His connection with the country dated back to 1949 when he and his wife, Molly, went to work at St Faith's Mission, an Anglican centre near Rusape in what was then Southern Rhodesia. In 1971 he was expelled by Ian Smith's regime and deprived of his citizenship after his co- operative Cold Comfort Farm, a symbol of non-racial progress, was declared an Unlawful Organisation. He left with sadness, but no acrimony: ``I am glad to share in the fellowship of the dispossessed . . . I regard the present regime as only temporary and myself as a continuing citizen of Rhodesia, so expect to see Zimbabwe again before long. I therefore say goodbye to nobody.''
In his time in Rhodesia, Clutton-Brock helped craft (in 1957) the constitution of Rhodesia's African National Congress, which called for a true partnership of all inhabitants, a completely integrated society, and equal opportunities for all, and stated that advancement was possible only through ``non-racial thinking and acting''. Rhodesia's ANC was banned in 1959, and Guy Clutton-Brock was detained for a month by the government. The authorities promised freedom if he agreed to leave the territory of Rhodesia and Nyasaland. He refused, eventually won an unconditional release from prison, and returned to his work in Rhodesia, Nyasaland and Botswana, though regarding Rhodesia as his home base.
In Botswana his friendship with the Khamas, Tshekedi and Seretse (later Sir Seretse Khama, the first elected president of independent Botswana in 1966), led to the establishment of the Bamangwato Development Association, of which Clutton-Brock was an honorary director from 1961 to 1962, and which was involved in community development. The African Development Trust, set up in London by Michael Scott and Peter Kuenstler to support the work with which Clutton-Brock was involved in Rhodesia, Nyasaland and Botswana, led in turn to the founding of the Intermediate Technology Development Group by E.F. Schumacher and Julia Canning- Cooke.
Clutton-Brock saw his book Dawn in Nyasaland (1959) as a ``contribution to a greater understanding between different sections of the community concerned both here and overseas''. The basis of his work was always that ``from greater understanding, perhaps more generous and constructive action may follow''. Within this book was also a mature statement of his personal beliefs, and his identification with ``the common man''. "Every man is the common man. He is eternally individual, with an infinite diversity of gifts and experience. He is also a member of the community of Man, that spiritual communion into which he is individually born. We are all members of this community of man. We withdraw ourselves wholly or in part when we pursue primarily our own ends, our own individual, sectional, denominational, class, national or racial ends.''
Guy Clutton-Brock was born in 1906 and educated at Rugby and Magdalene College, Cambridge. He hesitated over a call to serve the Church but opted for the Borstal service in London. Here he met Molly Allen who was teaching handicrafts to the boys, and in 1934 they were married, becoming the indivisible ``CBs''. After the reorganisation of the Probation Service, Guy became the Principal Probation Officer for the London Metropolitan Area. In charge of Oxford House in the East End during the Second World War, he turned it not only into a bomb shelter, but into a community centre, where the CBs' daughter, Sally, was born.

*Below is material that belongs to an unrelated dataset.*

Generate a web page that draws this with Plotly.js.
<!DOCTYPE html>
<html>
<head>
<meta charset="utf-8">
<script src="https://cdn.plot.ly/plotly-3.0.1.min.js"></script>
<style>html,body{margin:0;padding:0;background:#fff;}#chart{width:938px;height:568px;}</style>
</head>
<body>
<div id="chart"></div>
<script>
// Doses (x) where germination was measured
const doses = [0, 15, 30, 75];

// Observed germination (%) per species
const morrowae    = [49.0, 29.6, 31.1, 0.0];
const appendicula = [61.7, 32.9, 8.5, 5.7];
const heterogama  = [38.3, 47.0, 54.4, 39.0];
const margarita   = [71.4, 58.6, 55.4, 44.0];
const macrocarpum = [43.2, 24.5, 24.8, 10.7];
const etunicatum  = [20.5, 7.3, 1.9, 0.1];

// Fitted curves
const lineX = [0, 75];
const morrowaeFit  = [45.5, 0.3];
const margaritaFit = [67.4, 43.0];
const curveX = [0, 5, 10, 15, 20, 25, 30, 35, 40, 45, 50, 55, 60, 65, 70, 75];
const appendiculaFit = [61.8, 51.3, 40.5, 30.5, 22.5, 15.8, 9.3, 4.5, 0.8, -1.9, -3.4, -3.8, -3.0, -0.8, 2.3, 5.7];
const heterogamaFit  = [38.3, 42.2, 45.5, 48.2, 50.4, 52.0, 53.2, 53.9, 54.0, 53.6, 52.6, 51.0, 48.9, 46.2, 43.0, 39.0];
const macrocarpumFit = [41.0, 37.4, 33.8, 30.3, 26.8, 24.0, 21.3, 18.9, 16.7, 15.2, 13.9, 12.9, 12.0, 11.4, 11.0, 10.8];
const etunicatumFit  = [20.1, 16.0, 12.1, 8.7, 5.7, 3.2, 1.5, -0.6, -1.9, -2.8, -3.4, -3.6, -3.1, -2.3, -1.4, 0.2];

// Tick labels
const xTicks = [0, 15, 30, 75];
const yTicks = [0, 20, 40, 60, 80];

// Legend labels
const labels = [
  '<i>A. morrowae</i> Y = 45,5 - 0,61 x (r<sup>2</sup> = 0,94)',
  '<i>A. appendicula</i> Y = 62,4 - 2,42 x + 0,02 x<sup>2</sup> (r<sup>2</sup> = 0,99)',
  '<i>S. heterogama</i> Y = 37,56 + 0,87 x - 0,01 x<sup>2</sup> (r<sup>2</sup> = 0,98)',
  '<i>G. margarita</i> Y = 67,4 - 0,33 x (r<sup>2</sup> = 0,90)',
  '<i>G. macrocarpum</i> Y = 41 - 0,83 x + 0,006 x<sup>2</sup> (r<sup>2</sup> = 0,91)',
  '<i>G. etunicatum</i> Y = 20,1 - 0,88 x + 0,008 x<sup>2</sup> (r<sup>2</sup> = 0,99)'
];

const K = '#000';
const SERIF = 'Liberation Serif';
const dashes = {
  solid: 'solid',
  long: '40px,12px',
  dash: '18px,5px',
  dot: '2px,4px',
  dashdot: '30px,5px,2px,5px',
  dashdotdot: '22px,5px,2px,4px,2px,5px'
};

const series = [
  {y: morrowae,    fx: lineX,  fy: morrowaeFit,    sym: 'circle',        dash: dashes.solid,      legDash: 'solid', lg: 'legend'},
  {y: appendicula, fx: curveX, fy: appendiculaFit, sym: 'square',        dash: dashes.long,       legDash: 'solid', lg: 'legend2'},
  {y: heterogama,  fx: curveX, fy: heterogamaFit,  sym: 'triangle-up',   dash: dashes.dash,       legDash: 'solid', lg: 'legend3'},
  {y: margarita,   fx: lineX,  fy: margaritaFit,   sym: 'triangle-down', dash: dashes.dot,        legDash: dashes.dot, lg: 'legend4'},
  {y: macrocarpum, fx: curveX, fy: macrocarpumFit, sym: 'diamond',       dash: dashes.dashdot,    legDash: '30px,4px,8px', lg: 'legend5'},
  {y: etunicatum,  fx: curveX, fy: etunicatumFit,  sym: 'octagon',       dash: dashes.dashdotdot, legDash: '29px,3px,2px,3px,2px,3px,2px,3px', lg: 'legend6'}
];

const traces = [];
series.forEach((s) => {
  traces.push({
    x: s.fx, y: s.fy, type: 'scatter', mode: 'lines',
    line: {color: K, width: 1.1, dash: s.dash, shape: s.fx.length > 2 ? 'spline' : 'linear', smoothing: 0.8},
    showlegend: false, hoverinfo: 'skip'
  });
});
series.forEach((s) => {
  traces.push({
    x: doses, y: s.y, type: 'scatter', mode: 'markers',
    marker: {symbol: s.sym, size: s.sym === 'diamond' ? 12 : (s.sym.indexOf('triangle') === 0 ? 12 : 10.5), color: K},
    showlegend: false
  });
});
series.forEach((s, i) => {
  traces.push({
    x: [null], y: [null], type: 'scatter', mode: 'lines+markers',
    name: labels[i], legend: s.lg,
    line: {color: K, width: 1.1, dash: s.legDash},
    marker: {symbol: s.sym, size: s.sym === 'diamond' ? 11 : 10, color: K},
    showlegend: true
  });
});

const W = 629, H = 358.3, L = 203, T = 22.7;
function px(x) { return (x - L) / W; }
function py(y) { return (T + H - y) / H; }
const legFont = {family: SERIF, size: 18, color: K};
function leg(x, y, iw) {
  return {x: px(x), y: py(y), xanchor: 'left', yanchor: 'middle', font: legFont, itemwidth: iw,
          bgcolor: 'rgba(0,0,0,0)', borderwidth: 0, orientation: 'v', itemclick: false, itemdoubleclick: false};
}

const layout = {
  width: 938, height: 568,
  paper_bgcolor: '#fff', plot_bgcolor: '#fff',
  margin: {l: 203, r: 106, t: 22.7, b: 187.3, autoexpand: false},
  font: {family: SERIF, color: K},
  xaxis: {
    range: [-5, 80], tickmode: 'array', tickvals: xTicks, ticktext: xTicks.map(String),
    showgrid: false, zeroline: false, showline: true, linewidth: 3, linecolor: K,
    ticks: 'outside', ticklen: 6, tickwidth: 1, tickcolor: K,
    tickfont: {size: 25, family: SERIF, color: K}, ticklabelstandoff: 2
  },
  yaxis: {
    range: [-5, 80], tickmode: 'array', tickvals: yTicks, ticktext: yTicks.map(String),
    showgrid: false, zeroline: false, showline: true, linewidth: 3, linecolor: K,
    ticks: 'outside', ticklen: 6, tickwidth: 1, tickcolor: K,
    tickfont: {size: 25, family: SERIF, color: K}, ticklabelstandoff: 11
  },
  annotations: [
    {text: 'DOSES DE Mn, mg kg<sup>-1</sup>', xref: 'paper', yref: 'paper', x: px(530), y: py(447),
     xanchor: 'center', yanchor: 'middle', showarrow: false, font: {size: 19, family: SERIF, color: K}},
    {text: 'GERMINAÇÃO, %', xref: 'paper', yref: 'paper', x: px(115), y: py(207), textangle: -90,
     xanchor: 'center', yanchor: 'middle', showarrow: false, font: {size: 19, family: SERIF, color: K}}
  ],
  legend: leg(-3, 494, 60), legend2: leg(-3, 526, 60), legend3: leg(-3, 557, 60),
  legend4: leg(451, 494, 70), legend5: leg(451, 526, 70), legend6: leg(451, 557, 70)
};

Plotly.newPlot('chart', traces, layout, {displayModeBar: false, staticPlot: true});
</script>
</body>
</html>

From here Clutton-Brock went to Berlin as head of the Religious Affairs Section of the British Control Commission, but he resigned in 1946 to work for Christian Reconstruction in Europe. Stifled by bureaucracy, he left in 1947, took a tiny cottage in Pembrokeshire and spent nearly three years working as a farm labourer.

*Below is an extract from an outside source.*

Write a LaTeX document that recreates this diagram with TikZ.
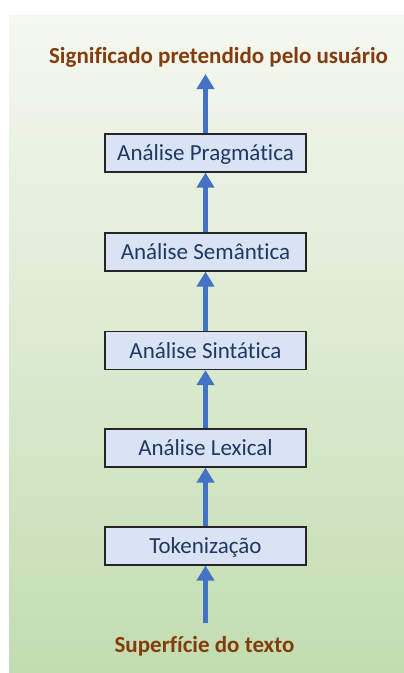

After the Clutton-Brocks had been expelled from Rhodesia, friends found them a little cottage in Wales from where, over the next few decades, a stream of encouragement and quiet wisdom flowed in letters. The CBs kept in close touch with many of those outside Rhodesia who were fighting for Zimbabwe, regularly sending clippings from the British press. Eventually, in 1980, independence for Zimbabwe was won and they were able to return for a final visit.

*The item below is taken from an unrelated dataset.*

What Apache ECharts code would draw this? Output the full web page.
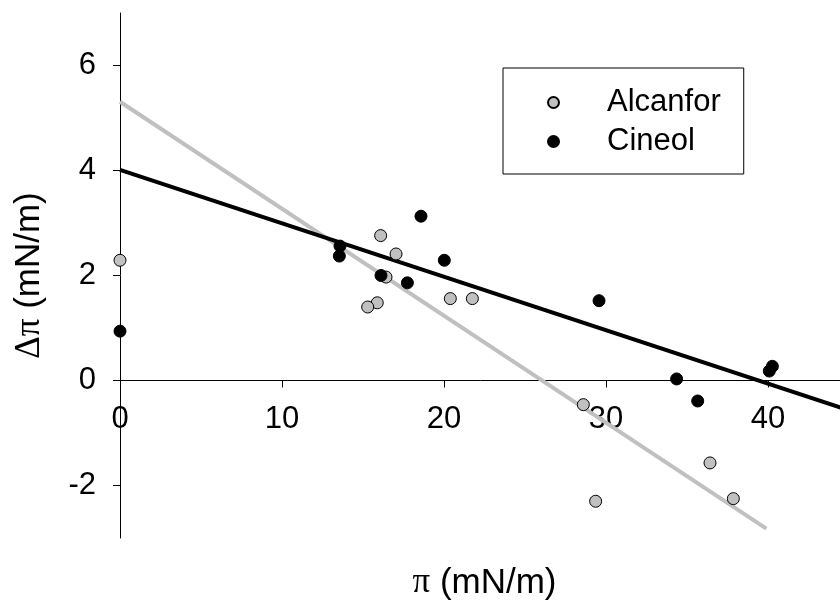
<!DOCTYPE html>
<html>
<head>
<meta charset="utf-8">
<script src="https://cdn.jsdelivr.net/npm/echarts@6/dist/echarts.min.js"></script>
<style>html,body{margin:0;padding:0;background:#fff}#c{width:840px;height:600px}</style>
</head>
<body>
<div id="c"></div>
<script>
// Data
const seriesNames = ['Alcanfor', 'Cineol'];
const alcanfor = [
  [0, 2.29], [16.09, 2.76], [17.04, 2.41], [16.42, 1.97], [15.88, 1.48], [15.29, 1.40],
  [20.39, 1.56], [21.75, 1.56], [28.6, -0.46], [29.36, -2.30], [36.42, -1.57], [37.86, -2.25]
];
const cineol = [
  [0, 0.94], [13.58, 2.56], [13.54, 2.37], [18.58, 3.13], [20.02, 2.29], [16.11, 2.0],
  [17.74, 1.86], [29.57, 1.52], [34.36, 0.03], [35.66, -0.39], [40.27, 0.27], [40.08, 0.18]
];
const alcanforFit = [[0, 5.31], [39.9, -2.82]];
const cineolFit = [[0, 4.01], [45, -0.57]];
const xTicks = [0, 10, 20, 30, 40];
const yTicks = [-2, 0, 2, 4, 6];

const FONT = '"Liberation Sans", Arial, sans-serif';
const GRID_H = 525, Y_MIN = -3, Y_MAX = 7;
// x axis sits at y = 0: offset it up from the grid bottom
const xOffset = -GRID_H * (0 - Y_MIN) / (Y_MAX - Y_MIN);
const chart = echarts.init(document.getElementById('c'), null, {renderer: 'canvas'});
chart.setOption({
  animation: false,
  backgroundColor: '#fff',
  grid: {left: 120, top: 13, width: 729, height: GRID_H, containLabel: false, outerBoundsMode: 'none'},
  legend: {
    data: seriesNames,
    orient: 'vertical',
    left: 503, top: 68,
    padding: [19, 23, 17, 44],
    itemWidth: 11, itemHeight: 11, itemGap: 8,
    borderColor: '#000', borderWidth: 1,
    textStyle: {fontFamily: FONT, fontSize: 31, color: '#000', lineHeight: 31, padding: [0, 0, 0, 43]}
  },
  xAxis: {
    type: 'value', min: 0, max: 45, position: 'bottom', offset: xOffset,
    name: '{g|π} (mN/m)', nameLocation: 'middle', nameGap: 185,
    nameTextStyle: {fontFamily: FONT, fontSize: 35, color: '#000',
      rich: {g: {fontFamily: '"Liberation Serif", serif', fontSize: 35, color: '#000'}}},
    axisLine: {show: true, onZero: false, lineStyle: {color: '#000', width: 1}},
    axisTick: {show: true, length: 7, customValues: xTicks, lineStyle: {color: '#000'}},
    axisLabel: {customValues: xTicks, margin: 23, fontFamily: FONT, fontSize: 31, color: '#000'},
    splitLine: {show: false}
  },
  yAxis: {
    type: 'value', min: Y_MIN, max: Y_MAX,
    name: '{g|Δπ} (mN/m)', nameLocation: 'middle', nameGap: 73,
    nameTextStyle: {fontFamily: FONT, fontSize: 35, color: '#000',
      rich: {g: {fontFamily: '"Liberation Serif", serif', fontSize: 35, color: '#000'}}},
    axisLine: {show: true, onZero: false, lineStyle: {color: '#000', width: 1}},
    axisTick: {show: true, length: 7, customValues: yTicks, lineStyle: {color: '#000'}},
    axisLabel: {customValues: yTicks, margin: 24, fontFamily: FONT, fontSize: 31, color: '#000'},
    splitLine: {show: false}
  },
  series: [
    {name: 'Alcanfor fit', type: 'line', data: alcanforFit, symbol: 'none', z: 1,
      lineStyle: {color: '#c0c0c0', width: 4}, silent: true},
    {name: 'Cineol fit', type: 'line', data: cineolFit, symbol: 'none', z: 1,
      lineStyle: {color: '#000', width: 4}, silent: true},
    {name: 'Alcanfor', type: 'scatter', data: alcanfor, symbol: 'circle', symbolSize: 12, z: 3,
      itemStyle: {color: '#c0c0c0', borderColor: '#000', borderWidth: 1, opacity: 1}},
    {name: 'Cineol', type: 'scatter', data: cineol, symbol: 'circle', symbolSize: 12, z: 4,
      itemStyle: {color: '#000', borderColor: '#000', borderWidth: 1, opacity: 1}}
  ]
});
</script>
</body>
</html>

Guy Clutton-Brock was buoyed by a quiet optimism that the world's crises of inequality were about to be tackled and solved. There was never room in his life for despair: ``Partly we don't know what to do, partly we cannot face the implications of doing what the wisdom of the ages tells us. There are however signs that the tide is now turning, and that a big and generous impulse is about to move mankind." The life of Guy Clutton- Brock was a demonstration of that big and generous impulse.
Judith Todd
Arthur Guy Clutton-Brock, agriculturist and social worker: born Northwood, Middlesex 5 April 1906; married 1934 Molly Allen (one daughter); died Denbigh, North Wales 29 January 1995.